Sunday, 9 October 2011

Common bisexuality stereotypes, misconceptions and myths

It's A Phase - this is a common reaction most noticeable to girls coming out as bi in teenage years. Sure, it might be true, but that doesn't mean it always is. People just jump to this conclusion, and it doesn't matter - they identify as bi now, so take them at their word.

Promiscuity/monogamy - Some straights/gays/lesbians believe that to be bi is to by definition have both a girlfriend and a boyfriend at the same time. Or that bisexual is just another word for someone who sleeps around with anyone that moves. We are capable of monogamy. There are those who cheat, those who have a lot of sex, and those who are polyamorous among us, but only in the same way that there are people like that who are straight or gay. It is not the default position with the bi identity.

All about sex - Captain Jack Harkness has not done a lot to dissuade this myth. Kinda the same point as about promiscuity.

Threesomes - classic conclusion, esp. straight cismen about female bis. Bisexuals are only in it for the threesomes. Again, there are some bis who do threesomes, some who don't, just like there are gays and straights who will or won't. Sure, in some ways we're more open to them, but that does not necessarily mean we're into them just automatically because we are bi.

Doesn't exist - some people (both gays and straights) claim there is no such thing as bisexuality. They say that those that claim to be are only either confused, indecisive, or taking the 'easy option' rather than come out as fully gay - “people are either gay, straight or lying”. It's just plain factually incorrect. There is scientific proof of behaviour and physical arousal, as well as a community of people who identify as bi. If someone tells you they identify as something, you have no right to tell them they're wrong about themselves, none, no matter who you are - your parameters for what sexuality, or any other identity, is are not what counts; they identify, so you believe them. And that might change; doesn't matter - if they take on a new identity, you take them for that, without judgement on the change, or trying to know the details.

Greed - it's either said as greedy or slutty. It's kinda like saying bisexuality doesn't exist or promiscuous, bisexuals are just people who want any option. Well, no, we're as likely to be desirous of sexual or romantic involvement as anyone is likely to be - it is independent of our orientation. It's our nature to like more than one but that doesn't necessarily mean we want any more romantic or sexual activity as anyone else.

Equal attraction - this is an interesting one. I say that because I am in fact myself equally attracted to the two ends of the spectrum - within the bisexuality umbrella, I identify as bisexual. But this is not often the case, as is the misconception. A lot of straight people seem unaware that bisexuals often have a preference of one gender over the others, whilst still being attracted to all of them, or of the identity within the umbrella of pansexual, where gender has no restriction on attraction.

Two competing natures - "Bisexuality is not a combination of heterosexuality and homosexuality. We're not half formed or half committed. We're whole. We are not bi-sexual, we're bisexual!" - The Bisexual Index. The umbrella of identities that is bisexuality is the third option, because there are more than just gay and straight!

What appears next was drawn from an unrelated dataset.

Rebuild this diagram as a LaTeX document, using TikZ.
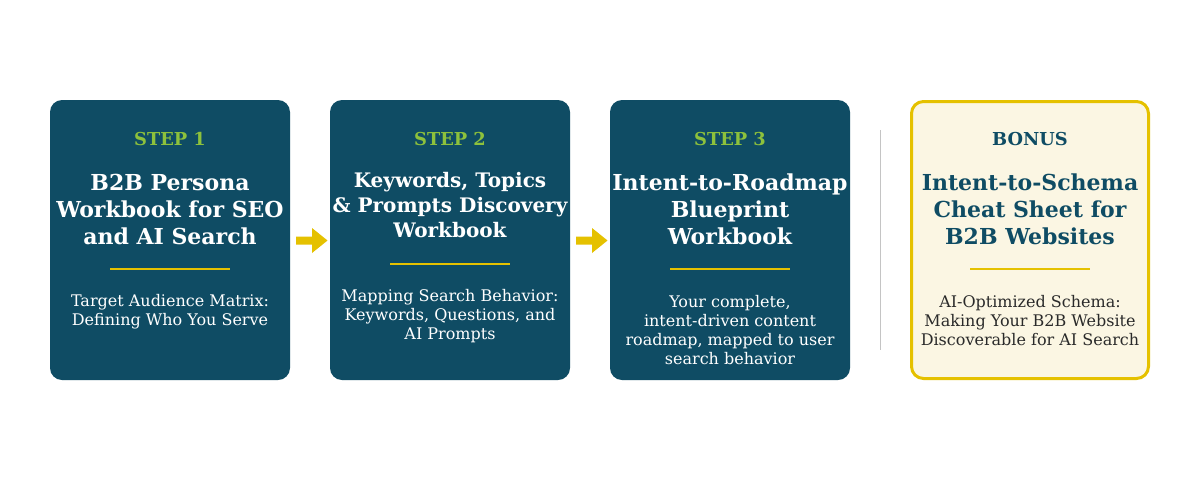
\documentclass[tikz,border=0pt]{standalone}
\usepackage{fontspec}
\setmainfont{DejaVu Serif}
\definecolor{boxteal}{HTML}{0F4C64}
\definecolor{accgold}{HTML}{E5C100}
\definecolor{stepgreen}{HTML}{8DC13C}
\definecolor{bonusbg}{HTML}{FBF6E3}
\definecolor{subgray}{HTML}{2A2A2A}
\definecolor{sepgray}{HTML}{C4C4C4}
\begin{document}
\begin{tikzpicture}[x=1pt,y=-1pt,
  card/.style={fill=boxteal, rounded corners=12pt},
  bonuscard/.style={fill=bonusbg, draw=accgold, line width=3pt, rounded corners=12pt},
  steplabel/.style={font=\fontsize{17.8}{20}\selectfont\bfseries, text=stepgreen, anchor=center},
  titletext/.style={font=\fontsize{22}{27}\selectfont\bfseries, text=white, align=center, anchor=center, inner sep=0pt},
  titlesmall/.style={font=\fontsize{20}{25}\selectfont\bfseries, text=white, align=center, anchor=center, inner sep=0pt},
  subtext/.style={font=\fontsize{16}{19}\selectfont, text=white, align=center, anchor=center, inner sep=0pt},
  rule/.style={draw=accgold, line width=2pt},
  flowarrow/.style={fill=accgold, draw=none}
]
\useasboundingbox (0,0) rectangle (1200,480);
\fill[white] (0,0) rectangle (1200,480);

% cards
\path[card] (50,100) rectangle (290,380);
\path[card] (330,100) rectangle (570,380);
\path[card] (610,100) rectangle (850,380);
\path[bonuscard] (911.5,101.5) rectangle (1148.5,378.5);

% step 1
\node[steplabel] (s1) at (170,139) {STEP 1};
\node[titletext] (t1) at (170,209) {B2B Persona\\Workbook for SEO\\and AI Search};
\draw[rule] (110,269) -- (230,269);
\node[subtext] (d1) at (170,311.5) {Target Audience Matrix:\\Defining Who You Serve};

% step 2
\node[steplabel] (s2) at (450,139) {STEP 2};
\node[titlesmall] (t2) at (450,205) {Keywords, Topics\\\& Prompts Discovery\\Workbook};
\draw[rule] (390,263.5) -- (510,263.5);
\node[subtext] (d2) at (450,316) {Mapping Search Behavior:\\Keywords, Questions, and\\AI Prompts};

% step 3
\node[steplabel] (s3) at (730,139) {STEP 3};
\node[titletext] (t3) at (730,209) {Intent-to-Roadmap\\Blueprint\\Workbook};
\draw[rule] (670,269) -- (790,269);
\node[subtext] (d3) at (730,330.5) {Your complete,\\intent-driven content\\roadmap, mapped to user\\search behavior};

% bonus
\node[steplabel, text=boxteal] (s4) at (1030,139) {BONUS};
\node[titletext, text=boxteal] (t4) at (1030,209) {Intent-to-Schema\\Cheat Sheet for\\B2B Websites};
\draw[rule] (970,269) -- (1090,269);
\node[subtext, text=subgray] (d4) at (1030,321) {AI-Optimized Schema:\\Making Your B2B Website\\Discoverable for AI Search};

% arrows
\fill[flowarrow] (296,236.5) -- (312,236.5) -- (312,228) -- (327.5,240.5) -- (312,253) -- (312,244.5) -- (296,244.5) -- cycle;
\fill[flowarrow] (576,236.5) -- (592,236.5) -- (592,228) -- (607.5,240.5) -- (592,253) -- (592,244.5) -- (576,244.5) -- cycle;

% separator
\draw[sepgray, line width=1pt] (880.5,130) -- (880.5,350);
\end{tikzpicture}
\end{document}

Continual alternating - when we're with the same sex, we're gay, with the opposite, straight. We aren't bi, we just go back and forth between the two. See 'two competing natures' and 'doesn't exist'.

Everyone is ultimately bisexual - this is the most controversial, brought to light especially by Kinsey. I'm not a huge fan of the hypothesis, but I won't rule it out entirely. Essentially, this is the theory that everyone, even if they claim to be straight or gay, is ultimately bi. Look it up and make up your own mind. Many people who identify as bisexual don't believe it, and feel it is detrimental to fighting biphobia to promote the idea.